_TO DO_
Read the records below. Copy each line where the string "What" occurs.

_ENTRIES SHOWN_
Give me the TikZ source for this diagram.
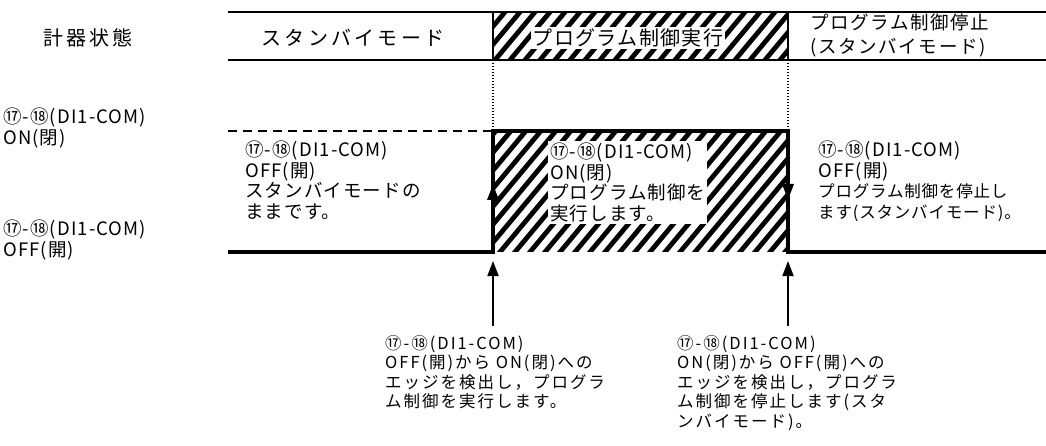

* * *

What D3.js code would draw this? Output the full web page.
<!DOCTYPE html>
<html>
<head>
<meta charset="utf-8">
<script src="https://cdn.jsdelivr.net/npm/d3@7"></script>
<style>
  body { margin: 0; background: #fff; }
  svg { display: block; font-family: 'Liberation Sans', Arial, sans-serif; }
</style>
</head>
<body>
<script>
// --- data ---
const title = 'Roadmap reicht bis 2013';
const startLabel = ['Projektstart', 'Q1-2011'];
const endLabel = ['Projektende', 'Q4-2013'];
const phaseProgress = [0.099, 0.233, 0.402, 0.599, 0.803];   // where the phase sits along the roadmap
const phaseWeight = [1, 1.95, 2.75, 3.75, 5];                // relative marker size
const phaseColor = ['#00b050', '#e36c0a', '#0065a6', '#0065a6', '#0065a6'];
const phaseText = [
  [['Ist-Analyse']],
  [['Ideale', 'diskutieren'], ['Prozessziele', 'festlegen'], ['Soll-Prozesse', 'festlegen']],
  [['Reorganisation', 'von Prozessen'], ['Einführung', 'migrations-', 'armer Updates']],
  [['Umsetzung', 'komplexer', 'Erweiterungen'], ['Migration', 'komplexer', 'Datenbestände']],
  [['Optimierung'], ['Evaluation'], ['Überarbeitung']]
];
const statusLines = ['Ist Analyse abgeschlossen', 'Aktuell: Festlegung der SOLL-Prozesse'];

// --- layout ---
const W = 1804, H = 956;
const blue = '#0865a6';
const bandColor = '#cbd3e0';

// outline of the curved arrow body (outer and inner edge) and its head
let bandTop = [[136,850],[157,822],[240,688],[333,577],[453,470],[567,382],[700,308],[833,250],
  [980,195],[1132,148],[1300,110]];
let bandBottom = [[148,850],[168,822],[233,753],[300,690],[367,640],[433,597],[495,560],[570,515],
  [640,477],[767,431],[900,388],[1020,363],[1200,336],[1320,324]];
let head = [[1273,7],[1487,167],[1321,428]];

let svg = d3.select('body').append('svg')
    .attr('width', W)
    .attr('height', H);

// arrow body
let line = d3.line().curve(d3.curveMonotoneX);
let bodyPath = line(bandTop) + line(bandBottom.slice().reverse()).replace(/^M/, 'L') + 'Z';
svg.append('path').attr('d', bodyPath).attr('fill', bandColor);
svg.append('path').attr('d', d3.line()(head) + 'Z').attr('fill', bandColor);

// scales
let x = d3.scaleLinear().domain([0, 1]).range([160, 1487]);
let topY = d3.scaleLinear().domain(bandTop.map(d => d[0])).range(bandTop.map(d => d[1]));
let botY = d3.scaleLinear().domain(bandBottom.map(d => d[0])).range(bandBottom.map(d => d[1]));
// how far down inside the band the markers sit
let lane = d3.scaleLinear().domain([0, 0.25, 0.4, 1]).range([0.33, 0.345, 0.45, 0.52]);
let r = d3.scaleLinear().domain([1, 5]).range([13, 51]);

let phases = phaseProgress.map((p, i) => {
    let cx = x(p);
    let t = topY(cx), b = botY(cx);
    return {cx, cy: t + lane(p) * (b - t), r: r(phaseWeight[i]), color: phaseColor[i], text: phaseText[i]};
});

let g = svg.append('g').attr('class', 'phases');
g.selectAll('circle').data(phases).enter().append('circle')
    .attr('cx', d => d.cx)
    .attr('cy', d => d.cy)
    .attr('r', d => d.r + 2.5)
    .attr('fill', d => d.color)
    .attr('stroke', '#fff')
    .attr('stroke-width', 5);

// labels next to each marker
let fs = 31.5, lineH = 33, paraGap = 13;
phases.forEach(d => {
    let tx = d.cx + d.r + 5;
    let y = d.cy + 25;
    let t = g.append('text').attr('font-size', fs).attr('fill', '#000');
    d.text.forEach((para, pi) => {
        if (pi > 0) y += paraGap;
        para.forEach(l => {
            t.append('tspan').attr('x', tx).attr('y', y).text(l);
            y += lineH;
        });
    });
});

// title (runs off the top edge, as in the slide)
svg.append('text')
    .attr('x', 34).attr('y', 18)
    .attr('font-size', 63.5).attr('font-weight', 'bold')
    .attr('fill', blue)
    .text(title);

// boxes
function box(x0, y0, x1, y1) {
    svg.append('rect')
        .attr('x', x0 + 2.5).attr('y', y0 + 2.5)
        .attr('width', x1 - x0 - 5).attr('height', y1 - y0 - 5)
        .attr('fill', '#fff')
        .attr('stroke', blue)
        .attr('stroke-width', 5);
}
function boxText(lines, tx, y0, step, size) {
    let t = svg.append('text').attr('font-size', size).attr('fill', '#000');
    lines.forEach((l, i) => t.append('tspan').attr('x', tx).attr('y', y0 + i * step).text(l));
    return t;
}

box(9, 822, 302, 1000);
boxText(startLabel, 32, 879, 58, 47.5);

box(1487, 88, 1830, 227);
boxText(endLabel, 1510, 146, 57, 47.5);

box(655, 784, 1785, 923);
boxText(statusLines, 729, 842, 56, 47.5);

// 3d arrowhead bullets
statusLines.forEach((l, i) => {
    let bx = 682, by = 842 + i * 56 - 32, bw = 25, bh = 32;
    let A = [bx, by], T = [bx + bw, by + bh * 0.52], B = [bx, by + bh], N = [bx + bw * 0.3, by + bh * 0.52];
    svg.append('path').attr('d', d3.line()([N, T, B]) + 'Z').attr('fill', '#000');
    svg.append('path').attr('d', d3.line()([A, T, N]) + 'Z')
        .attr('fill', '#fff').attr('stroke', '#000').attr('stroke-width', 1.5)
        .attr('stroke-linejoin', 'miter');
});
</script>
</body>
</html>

* * *

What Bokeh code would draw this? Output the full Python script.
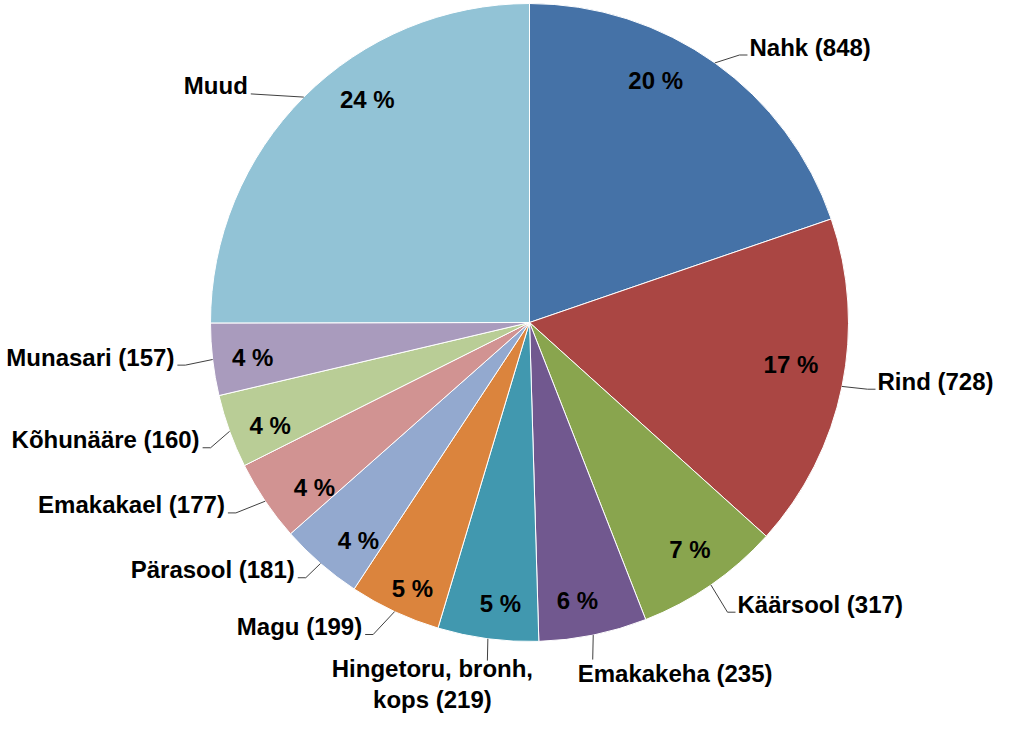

_ANSWER TO THE EXERCISE_
What D3.js code would draw this? Output the full web page.
What Bokeh code would draw this? Output the full Python script.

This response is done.